In numerous states, officials also consolidated the vote-counting and ballot-curing process in sporting arenas and other large venues, rather than the ward- and precinct-level offices that normally handle the job. Although this made absolutely no sense as a pandemic-related safety measure, officials cited COVID as their rationale.
Consolidating the vote-counting tied the other efforts together. Instead of a manageable number of ballots being transported to small offices and counted in the immediate presence of observers from both parties, truckloads of ballots were brought to a single location, inevitably resulting in confusion and commingling of ballots from various sources. Securing those ballots from the time they left voters’ hands to the time they were officially counted should have been the top priority of election workers, but it’s not even clear whether there were logs kept identifying which ballots were delivered by which trucks and when. If such logs even exist, they have not been disclosed.
At the same time, election officials claimed that they were adhering to legal requirements that observers be “in the room” during the counting process while using COVID as an excuse for relegating those observers to the “penalty box,” far from the actual counting and curing.
This was particularly egregious when it came to ballot “curing,” a process that actually involves election workers filling out brand new ballots on behalf of voters whose ballots purportedly could not be read by machine. This could have been due to something the voter themselves did, such as spilling coffee on the ballot. It also could have been due to something that election workers themselves did, such as crumpling ballots to prevent the machines from receiving them, just as a vending machine rejects crumpled bills.
It’s impossible to know exactly what happened, because Republican observers were denied meaningful access to the process — and in some cases literally locked out of the counting rooms while election workers obscured the windows with cardboard.
These election workers, it should be noted, were paid directly by CTCL’s grants.

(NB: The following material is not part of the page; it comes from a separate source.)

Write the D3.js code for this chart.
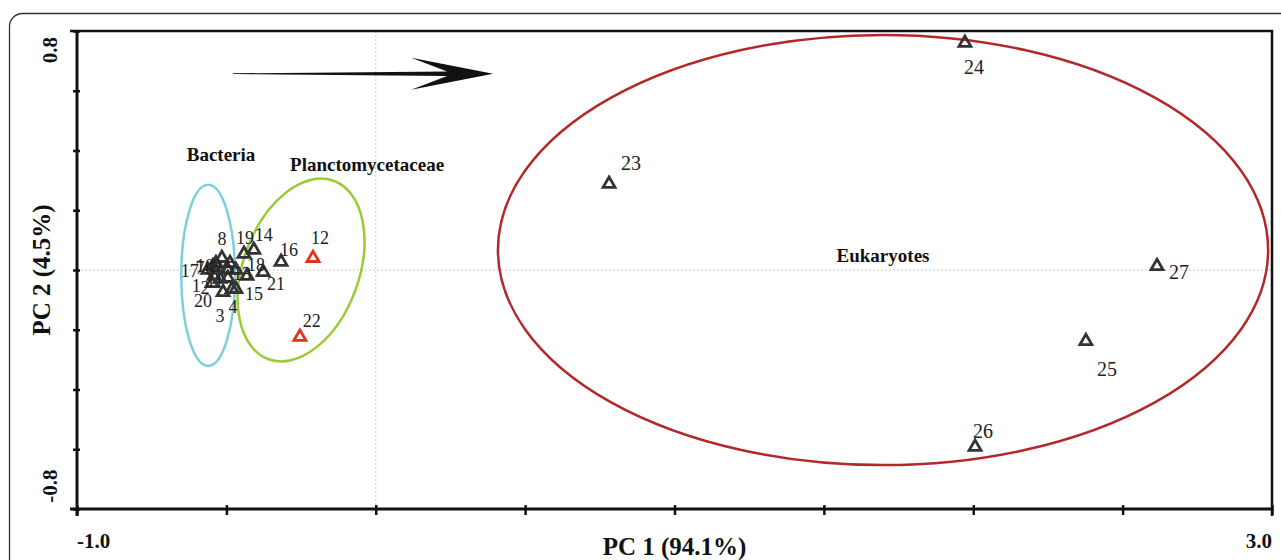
<!DOCTYPE html>
<html>
<head>
<meta charset="utf-8">
<script src="https://cdn.jsdelivr.net/npm/d3@7"></script>
<style>
  body { margin: 0; background: #fff; }
  svg { display: block; font-family: "Liberation Serif", "Times New Roman", serif; }
</style>
</head>
<body>
<div id="chart-area"></div>
<script>
// PCA scores
var ids = [1, 2, 3, 4, 5, 6, 7, 8, 9, 10, 11, 12, 13, 14, 15, 16, 17, 18, 19, 20, 21, 22, 23, 24, 25, 26, 27];
var pc1 = [-0.541, -0.521, -0.511, -0.481, -0.495, -0.528, -0.545, -0.515, -0.488, -0.535, -0.495, -0.210, -0.468, -0.408,
  -0.468, -0.317, -0.562, -0.431, -0.441, -0.548, -0.377, -0.254, 0.781, 1.972, 2.377, 2.006, 2.615];
var pc2 = [-0.020, -0.030, -0.074, -0.064, 0.000, 0.007, 0.013, 0.040, 0.023, 0.023, -0.027, 0.040, 0.000, 0.067,
  -0.064, 0.027, 0.000, -0.020, 0.054, -0.044, -0.007, -0.224, 0.288, 0.760, -0.238, -0.592, 0.013];
var redIds = [12, 22];

// label placement (pixels from the marker)
var labelOffsets = [[-18, 10], [-15, 9], [-3, 24], [1, 18], [2, -2], [-8, 2], [-13, 2], [0, -19], [-13, 3], [-11, 3],
  [-13, 3], [7, -20], [6, 4], [10, -15], [18, 5], [8, -12], [-18, 1], [9, -11], [1, -16], [-9, 18], [13, 12],
  [12, -16], [22, -21], [9, 24], [21, 28], [8, -16], [22, 6]];

var xTicks = [-1.0, -0.5, 0, 0.5, 1.0, 1.5, 2.0, 2.5, 3.0];
var yTicks = [-0.8, -0.6, -0.4, -0.2, 0, 0.2, 0.4, 0.6, 0.8];

// groups: centre, radii (data units), rotation
var groupNames = ["Bacteria", "Planctomycetaceae", "Eukaryotes"];
var groupCx = [-0.561, -0.250, 1.698];
var groupCy = [-0.018, 0.000, 0.067];
var groupRx = [0.090, 0.194, 1.289];
var groupRy = [0.303, 0.318, 0.720];
var groupRot = [0, 20, 0];
var groupColors = ["#7dcfe0", "#99cc33", "#b3282a"];
var groupLabelX = [-0.518, -0.029, 1.698];
var groupLabelY = [0.365, 0.330, 0.027];

var arrowFrom = [-0.478, 0.657];
var arrowTo = [0.393, 0.657];

const width = 1281, height = 560;
const svg = d3.select("#chart-area").append("svg")
  .attr("width", width).attr("height", height);

// outer rounded frame
svg.append("rect")
  .attr("x", 9.5).attr("y", 13.5)
  .attr("width", 1300).attr("height", 600)
  .attr("rx", 13)
  .attr("fill", "none").attr("stroke", "#333").attr("stroke-width", 1.3);

const x = d3.scaleLinear().domain([-1, 3]).range([77, 1272]);
const y = d3.scaleLinear().domain([-0.8, 0.8]).range([509, 31]);

// zero reference lines
svg.append("line")
  .attr("x1", x(0)).attr("x2", x(0)).attr("y1", y(0.8)).attr("y2", y(-0.8))
  .attr("stroke", "#c8c8c8").attr("stroke-dasharray", "2,2");
svg.append("line")
  .attr("x1", x(-1)).attr("x2", x(3)).attr("y1", y(0)).attr("y2", y(0))
  .attr("stroke", "#c8c8c8").attr("stroke-dasharray", "2,2");

// top and right frame of the plot
svg.append("path")
  .attr("d", `M${x(-1) - 7},${y(0.8)} H${x(3)} V${y(-0.8) + 7}`)
  .attr("fill", "none").attr("stroke", "#111").attr("stroke-width", 2.5);

// axes
const xAxisGroup = svg.append("g").attr("transform", `translate(0,${y(-0.8)})`);
const yAxisGroup = svg.append("g").attr("transform", `translate(${x(-1)},0)`);

xAxisGroup.call(d3.axisBottom(x).tickValues(xTicks).tickSizeInner(6).tickSizeOuter(0).tickFormat(""));
yAxisGroup.call(d3.axisLeft(y).tickValues(yTicks).tickSizeInner(4).tickSizeOuter(0).tickFormat(""));

xAxisGroup.select(".domain").attr("stroke", "#111").attr("stroke-width", 3)
  .attr("d", `M${x(-1) - 7},0H${x(3)}`);
yAxisGroup.select(".domain").attr("stroke", "#111").attr("stroke-width", 3)
  .attr("d", `M0,${y(0.8)}V${y(-0.8) + 7}`);
xAxisGroup.selectAll(".tick line").attr("stroke", "#111").attr("stroke-width", 2.5).attr("y1", -4);
yAxisGroup.selectAll(".tick line").attr("stroke", "#111").attr("stroke-width", 2.5).attr("x1", 3);

// end tick labels only
svg.append("text").text("-1.0")
  .attr("x", x(-1)).attr("y", 548)
  .attr("font-size", 21).attr("font-weight", "bold").attr("fill", "#111");
svg.append("text").text("3.0")
  .attr("x", x(3)).attr("y", 548).attr("text-anchor", "end")
  .attr("font-size", 21).attr("font-weight", "bold").attr("fill", "#111");
svg.append("text").text("0.8")
  .attr("transform", `translate(57,${y(0.8) + 19}) rotate(-90)`)
  .attr("text-anchor", "middle")
  .attr("font-size", 21).attr("font-weight", "bold").attr("fill", "#111");
svg.append("text").text("-0.8")
  .attr("transform", `translate(57,${y(-0.8) - 23}) rotate(-90)`)
  .attr("text-anchor", "middle")
  .attr("font-size", 21).attr("font-weight", "bold").attr("fill", "#111");

// axis titles
svg.append("text").text("PC 1 (94.1%)")
  .attr("x", x(1)).attr("y", 555).attr("text-anchor", "middle")
  .attr("font-size", 25).attr("font-weight", "bold").attr("fill", "#111");
svg.append("text").text("PC 2 (4.5%)")
  .attr("transform", `translate(50,${y(0)}) rotate(-90)`)
  .attr("text-anchor", "middle")
  .attr("font-size", 25).attr("font-weight", "bold").attr("fill", "#111");

// group ellipses
const groups = groupNames.map((g, i) => ({
  name: g, cx: groupCx[i], cy: groupCy[i], rx: groupRx[i], ry: groupRy[i],
  rot: groupRot[i], color: groupColors[i], lx: groupLabelX[i], ly: groupLabelY[i]
}));

svg.selectAll(".group").data(groups).enter()
  .append("ellipse")
  .attr("class", "group")
  .attr("cx", 0).attr("cy", 0)
  .attr("rx", d => x(d.rx) - x(0))
  .attr("ry", d => y(0) - y(d.ry))
  .attr("transform", d => `translate(${x(d.cx)},${y(d.cy)}) rotate(${d.rot})`)
  .attr("fill", "none")
  .attr("stroke", d => d.color)
  .attr("stroke-width", 2.5);

svg.selectAll(".group-label").data(groups).enter()
  .append("text")
  .attr("class", "group-label")
  .attr("x", d => x(d.lx)).attr("y", d => y(d.ly))
  .attr("text-anchor", "middle")
  .attr("font-size", 19).attr("font-weight", "bold").attr("fill", "#111")
  .text(d => d.name);

// loading arrow
const ax0 = x(arrowFrom[0]), ay = y(arrowFrom[1]), ax1 = x(arrowTo[0]);
svg.append("path")
  .attr("d", `M${ax0},${ay - 0.4} L${ax1 - 46},${ay - 2.3} L${ax1 - 82},${ay - 16} L${ax1},${ay}
    L${ax1 - 82},${ay + 16} L${ax1 - 46},${ay + 2.3} L${ax0},${ay + 0.4} Z`)
  .attr("fill", "#111");

// points
const points = ids.map((id, i) => ({
  id: id, pc1: pc1[i], pc2: pc2[i], dx: labelOffsets[i][0], dy: labelOffsets[i][1],
  red: redIds.indexOf(id) >= 0
}));

const tri = d3.symbol().type(d3.symbolTriangle).size(62);

svg.selectAll(".pt").data(points).enter()
  .append("path")
  .attr("class", "pt")
  .attr("d", tri)
  .attr("transform", d => `translate(${x(d.pc1)},${y(d.pc2)})`)
  .attr("fill", "none")
  .attr("stroke", d => d.red ? "#e3301f" : "#333")
  .attr("stroke-width", 2.8);

svg.selectAll(".pt-label").data(points).enter()
  .append("text")
  .attr("class", "pt-label")
  .attr("x", d => x(d.pc1) + d.dx)
  .attr("y", d => y(d.pc2) + d.dy)
  .attr("text-anchor", "middle")
  .attr("dominant-baseline", "central")
  .attr("font-size", d => d.pc1 > 0.5 ? 20 : 18)
  .attr("fill", "#222")
  .text(d => d.id);
</script>
</body>
</html>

These supposedly impartial arbiters of our electoral process were on Zuckerberg’s payroll.
All of this may sound like the stuff of fiction — the sort of thing one would expect from a cinematic thriller or a spy novel. Sadly, it’s the reality that our country is faced with increasingly aggressive intervention into our electoral process on the part of Big Tech oligarchs and activists with deep pockets and shallow motivations.